The implementation of the USMCA trade pact in July adds certainty to North American commerce for the first time since 2016, Ottensmeyer told the North East Association of Rail Shippers conference on Wednesday.

For the past decade Mexico has been gaining manufacturing as companies shifted operations to lower-cost countries outside of China. 

“The confluence of these events presents a unique opportunity for North America to emerge as an even more powerful force in global manufacturing and trade,” Ottensmeyer says.

And that’s good news for KCS. The railroad’s fastest-growing segment is cross-border traffic, which now total about 40% of the railway’s volume when Union Pacific interchange at the Laredo, Texas, gateway is included.

Two of the top three cross-border growth opportunities – petroleum products from Gulf Coast refineries and grain grown in the Midwest – are exports from the U.S. to Mexico, Ottensmeyer notes.

KCS remains optimistic that double-digit percentage growth in cross border traffic will continue, particularly as shipments of gasoline and other refined products are expected to surge as more storage tanks and terminals are built in Mexico.

And that’s why KCS is proceeding with plans to build a second span over the Rio Grande at Laredo to effectively double capacity at what is already North America’s busiest rail border crossing. 
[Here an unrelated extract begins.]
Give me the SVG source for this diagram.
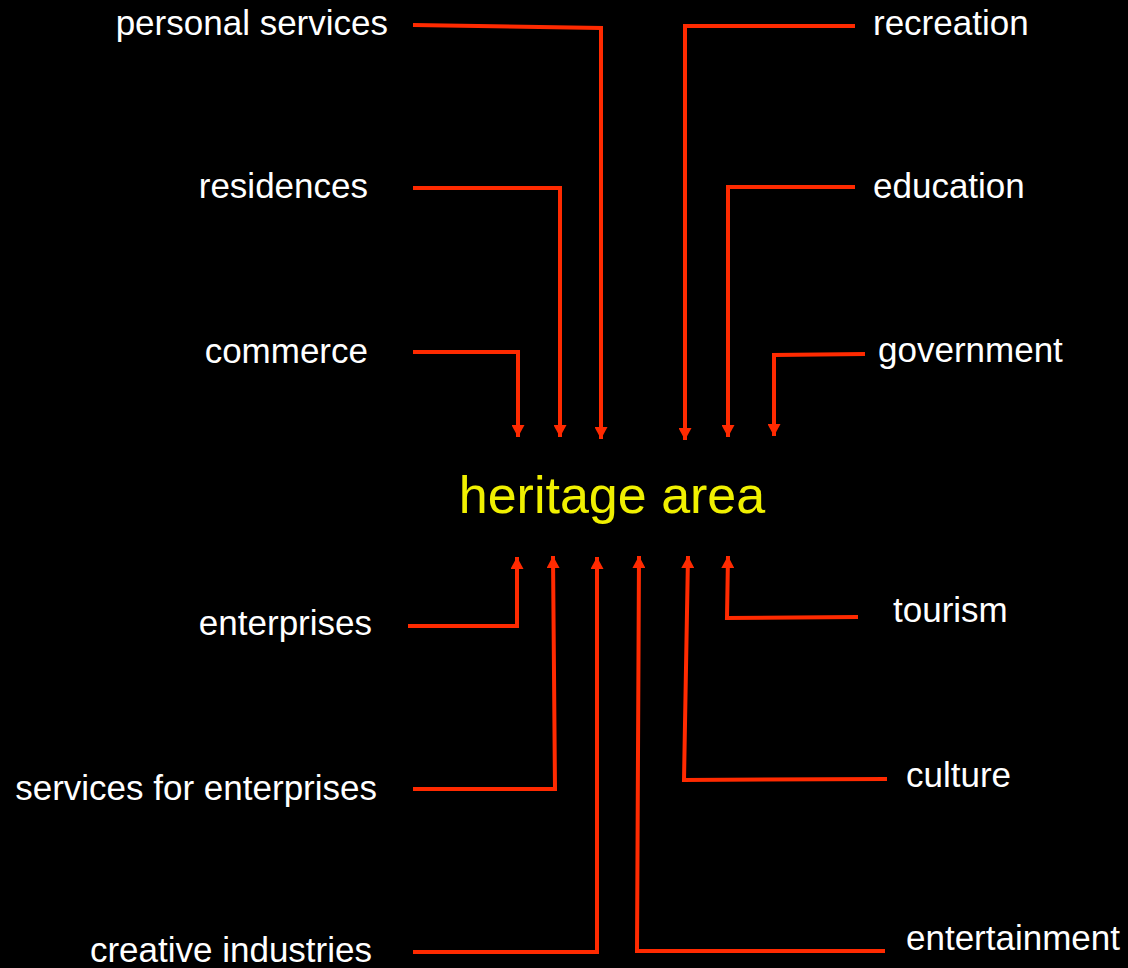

Ottensmeyer, who unveiled an artist’s rendering of the proposed bridge to be built alongside the existing single-track International Railway Bridge, says the railway hopes to complete the project within three years.

Like other capacity expansion projects, the bridge is not being built on speculative growth. Rather, Ottensmeyer says, capacity projects are being done in concert with customer forecasts.